[start]

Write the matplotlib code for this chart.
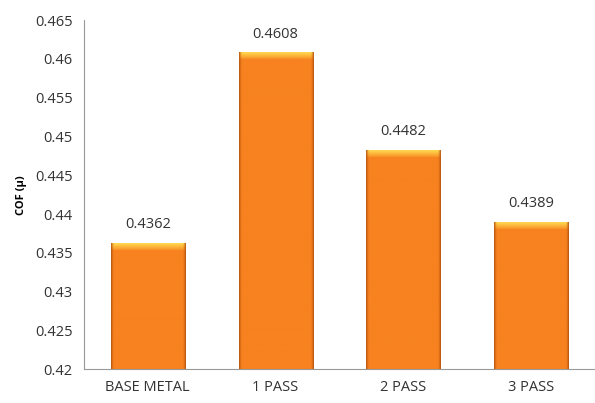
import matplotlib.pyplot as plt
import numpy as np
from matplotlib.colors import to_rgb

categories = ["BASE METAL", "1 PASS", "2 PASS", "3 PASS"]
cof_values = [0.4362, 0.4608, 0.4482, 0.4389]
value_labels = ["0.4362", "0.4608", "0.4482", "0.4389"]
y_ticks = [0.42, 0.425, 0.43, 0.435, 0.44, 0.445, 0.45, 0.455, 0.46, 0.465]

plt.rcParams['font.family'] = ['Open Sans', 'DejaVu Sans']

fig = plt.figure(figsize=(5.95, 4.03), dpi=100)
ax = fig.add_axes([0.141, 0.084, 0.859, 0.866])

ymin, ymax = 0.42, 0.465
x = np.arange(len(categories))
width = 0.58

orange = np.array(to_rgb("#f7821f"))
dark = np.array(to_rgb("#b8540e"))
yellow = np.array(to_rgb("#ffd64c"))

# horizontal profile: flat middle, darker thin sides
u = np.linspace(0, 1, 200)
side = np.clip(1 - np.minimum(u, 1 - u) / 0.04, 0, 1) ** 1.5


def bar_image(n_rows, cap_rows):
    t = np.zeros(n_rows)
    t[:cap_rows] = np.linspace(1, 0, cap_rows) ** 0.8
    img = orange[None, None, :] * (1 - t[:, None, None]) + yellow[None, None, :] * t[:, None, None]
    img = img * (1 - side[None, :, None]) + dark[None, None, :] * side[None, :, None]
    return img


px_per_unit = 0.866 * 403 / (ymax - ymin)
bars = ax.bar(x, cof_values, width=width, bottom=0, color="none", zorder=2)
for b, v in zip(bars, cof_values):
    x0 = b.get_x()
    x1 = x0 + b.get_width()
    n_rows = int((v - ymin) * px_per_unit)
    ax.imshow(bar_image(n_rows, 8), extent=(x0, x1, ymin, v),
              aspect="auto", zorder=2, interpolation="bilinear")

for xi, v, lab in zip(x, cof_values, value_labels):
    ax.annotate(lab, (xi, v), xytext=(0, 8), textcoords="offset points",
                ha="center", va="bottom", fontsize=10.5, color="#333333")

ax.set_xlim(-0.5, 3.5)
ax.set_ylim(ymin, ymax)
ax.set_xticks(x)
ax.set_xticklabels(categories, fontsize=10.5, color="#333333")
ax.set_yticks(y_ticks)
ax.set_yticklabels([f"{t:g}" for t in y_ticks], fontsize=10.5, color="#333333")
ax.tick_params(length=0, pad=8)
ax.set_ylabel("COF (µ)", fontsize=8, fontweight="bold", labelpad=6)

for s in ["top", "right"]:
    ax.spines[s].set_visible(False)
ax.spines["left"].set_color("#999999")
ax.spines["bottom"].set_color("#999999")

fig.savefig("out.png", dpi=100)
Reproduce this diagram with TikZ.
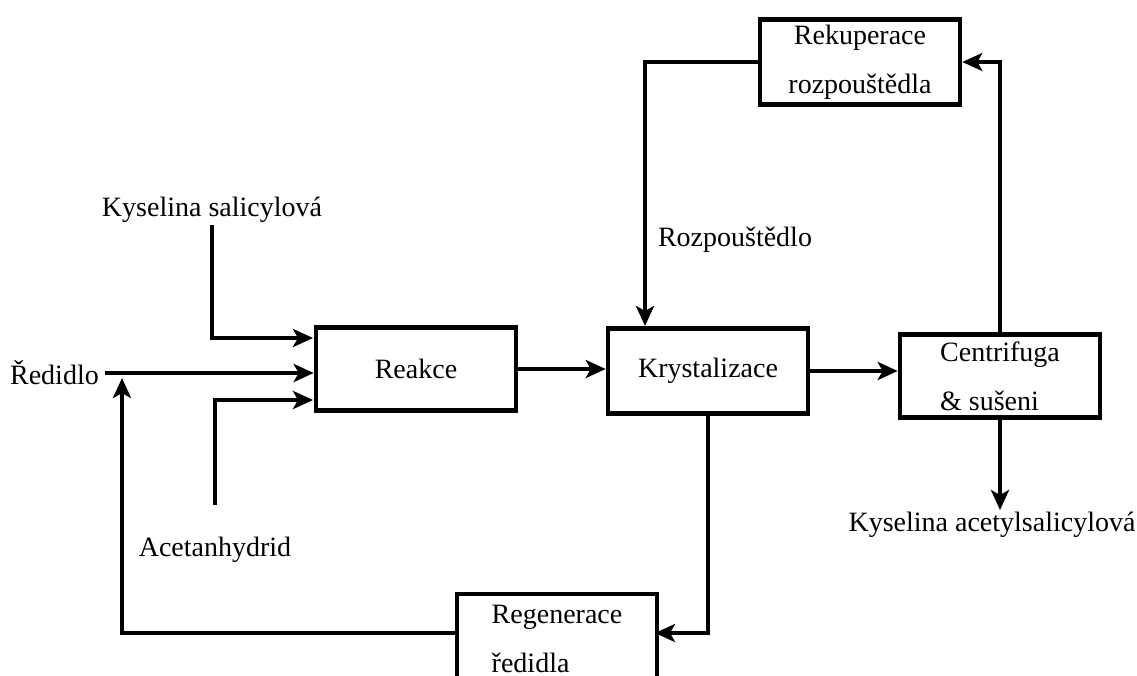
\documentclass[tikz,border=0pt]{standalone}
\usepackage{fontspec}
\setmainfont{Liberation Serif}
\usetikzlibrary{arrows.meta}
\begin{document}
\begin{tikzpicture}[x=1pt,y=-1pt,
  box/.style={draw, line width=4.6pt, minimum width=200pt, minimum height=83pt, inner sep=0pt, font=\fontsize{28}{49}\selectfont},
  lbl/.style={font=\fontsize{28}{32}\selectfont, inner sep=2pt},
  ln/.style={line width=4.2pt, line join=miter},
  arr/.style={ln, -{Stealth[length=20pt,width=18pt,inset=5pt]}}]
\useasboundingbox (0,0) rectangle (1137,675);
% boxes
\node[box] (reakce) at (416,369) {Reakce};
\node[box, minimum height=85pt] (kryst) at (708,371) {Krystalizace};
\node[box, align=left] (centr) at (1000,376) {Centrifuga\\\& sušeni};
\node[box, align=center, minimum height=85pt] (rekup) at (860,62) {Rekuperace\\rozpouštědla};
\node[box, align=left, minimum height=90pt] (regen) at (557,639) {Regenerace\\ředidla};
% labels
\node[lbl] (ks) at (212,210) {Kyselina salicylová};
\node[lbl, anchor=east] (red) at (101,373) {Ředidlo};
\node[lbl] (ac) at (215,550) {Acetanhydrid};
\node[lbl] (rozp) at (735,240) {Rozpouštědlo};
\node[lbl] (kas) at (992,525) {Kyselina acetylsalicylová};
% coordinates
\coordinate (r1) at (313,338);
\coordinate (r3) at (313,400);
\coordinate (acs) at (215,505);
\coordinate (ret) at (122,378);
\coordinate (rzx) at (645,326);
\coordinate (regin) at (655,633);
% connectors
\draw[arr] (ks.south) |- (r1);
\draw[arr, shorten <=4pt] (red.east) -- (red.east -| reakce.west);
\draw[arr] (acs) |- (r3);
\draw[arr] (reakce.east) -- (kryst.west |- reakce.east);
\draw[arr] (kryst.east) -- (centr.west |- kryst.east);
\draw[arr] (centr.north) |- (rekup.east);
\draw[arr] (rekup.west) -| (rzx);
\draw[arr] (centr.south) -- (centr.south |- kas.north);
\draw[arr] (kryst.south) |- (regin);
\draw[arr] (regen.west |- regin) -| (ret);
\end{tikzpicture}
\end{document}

[end]

YOUR TASK: Write out every entry again word for word, without any of the pictures.

REPLY TO THE EXERCISE:
Write the matplotlib code for this chart.
import matplotlib.pyplot as plt
import numpy as np
from matplotlib.colors import to_rgb

categories = ["BASE METAL", "1 PASS", "2 PASS", "3 PASS"]
cof_values = [0.4362, 0.4608, 0.4482, 0.4389]
value_labels = ["0.4362", "0.4608", "0.4482", "0.4389"]
y_ticks = [0.42, 0.425, 0.43, 0.435, 0.44, 0.445, 0.45, 0.455, 0.46, 0.465]

plt.rcParams['font.family'] = ['Open Sans', 'DejaVu Sans']

fig = plt.figure(figsize=(5.95, 4.03), dpi=100)
ax = fig.add_axes([0.141, 0.084, 0.859, 0.866])

ymin, ymax = 0.42, 0.465
x = np.arange(len(categories))
width = 0.58

orange = np.array(to_rgb("#f7821f"))
dark = np.array(to_rgb("#b8540e"))
yellow = np.array(to_rgb("#ffd64c"))

# horizontal profile: flat middle, darker thin sides
u = np.linspace(0, 1, 200)
side = np.clip(1 - np.minimum(u, 1 - u) / 0.04, 0, 1) ** 1.5


def bar_image(n_rows, cap_rows):
    t = np.zeros(n_rows)
    t[:cap_rows] = np.linspace(1, 0, cap_rows) ** 0.8
    img = orange[None, None, :] * (1 - t[:, None, None]) + yellow[None, None, :] * t[:, None, None]
    img = img * (1 - side[None, :, None]) + dark[None, None, :] * side[None, :, None]
    return img


px_per_unit = 0.866 * 403 / (ymax - ymin)
bars = ax.bar(x, cof_values, width=width, bottom=0, color="none", zorder=2)
for b, v in zip(bars, cof_values):
    x0 = b.get_x()
    x1 = x0 + b.get_width()
    n_rows = int((v - ymin) * px_per_unit)
    ax.imshow(bar_image(n_rows, 8), extent=(x0, x1, ymin, v),
              aspect="auto", zorder=2, interpolation="bilinear")

for xi, v, lab in zip(x, cof_values, value_labels):
    ax.annotate(lab, (xi, v), xytext=(0, 8), textcoords="offset points",
                ha="center", va="bottom", fontsize=10.5, color="#333333")

ax.set_xlim(-0.5, 3.5)
ax.set_ylim(ymin, ymax)
ax.set_xticks(x)
ax.set_xticklabels(categories, fontsize=10.5, color="#333333")
ax.set_yticks(y_ticks)
ax.set_yticklabels([f"{t:g}" for t in y_ticks], fontsize=10.5, color="#333333")
ax.tick_params(length=0, pad=8)
ax.set_ylabel("COF (µ)", fontsize=8, fontweight="bold", labelpad=6)

for s in ["top", "right"]:
    ax.spines[s].set_visible(False)
ax.spines["left"].set_color("#999999")
ax.spines["bottom"].set_color("#999999")

fig.savefig("out.png", dpi=100)
Reproduce this diagram with TikZ.
\documentclass[tikz,border=0pt]{standalone}
\usepackage{fontspec}
\setmainfont{Liberation Serif}
\usetikzlibrary{arrows.meta}
\begin{document}
\begin{tikzpicture}[x=1pt,y=-1pt,
  box/.style={draw, line width=4.6pt, minimum width=200pt, minimum height=83pt, inner sep=0pt, font=\fontsize{28}{49}\selectfont},
  lbl/.style={font=\fontsize{28}{32}\selectfont, inner sep=2pt},
  ln/.style={line width=4.2pt, line join=miter},
  arr/.style={ln, -{Stealth[length=20pt,width=18pt,inset=5pt]}}]
\useasboundingbox (0,0) rectangle (1137,675);
% boxes
\node[box] (reakce) at (416,369) {Reakce};
\node[box, minimum height=85pt] (kryst) at (708,371) {Krystalizace};
\node[box, align=left] (centr) at (1000,376) {Centrifuga\\\& sušeni};
\node[box, align=center, minimum height=85pt] (rekup) at (860,62) {Rekuperace\\rozpouštědla};
\node[box, align=left, minimum height=90pt] (regen) at (557,639) {Regenerace\\ředidla};
% labels
\node[lbl] (ks) at (212,210) {Kyselina salicylová};
\node[lbl, anchor=east] (red) at (101,373) {Ředidlo};
\node[lbl] (ac) at (215,550) {Acetanhydrid};
\node[lbl] (rozp) at (735,240) {Rozpouštědlo};
\node[lbl] (kas) at (992,525) {Kyselina acetylsalicylová};
% coordinates
\coordinate (r1) at (313,338);
\coordinate (r3) at (313,400);
\coordinate (acs) at (215,505);
\coordinate (ret) at (122,378);
\coordinate (rzx) at (645,326);
\coordinate (regin) at (655,633);
% connectors
\draw[arr] (ks.south) |- (r1);
\draw[arr, shorten <=4pt] (red.east) -- (red.east -| reakce.west);
\draw[arr] (acs) |- (r3);
\draw[arr] (reakce.east) -- (kryst.west |- reakce.east);
\draw[arr] (kryst.east) -- (centr.west |- kryst.east);
\draw[arr] (centr.north) |- (rekup.east);
\draw[arr] (rekup.west) -| (rzx);
\draw[arr] (centr.south) -- (centr.south |- kas.north);
\draw[arr] (kryst.south) |- (regin);
\draw[arr] (regen.west |- regin) -| (ret);
\end{tikzpicture}
\end{document}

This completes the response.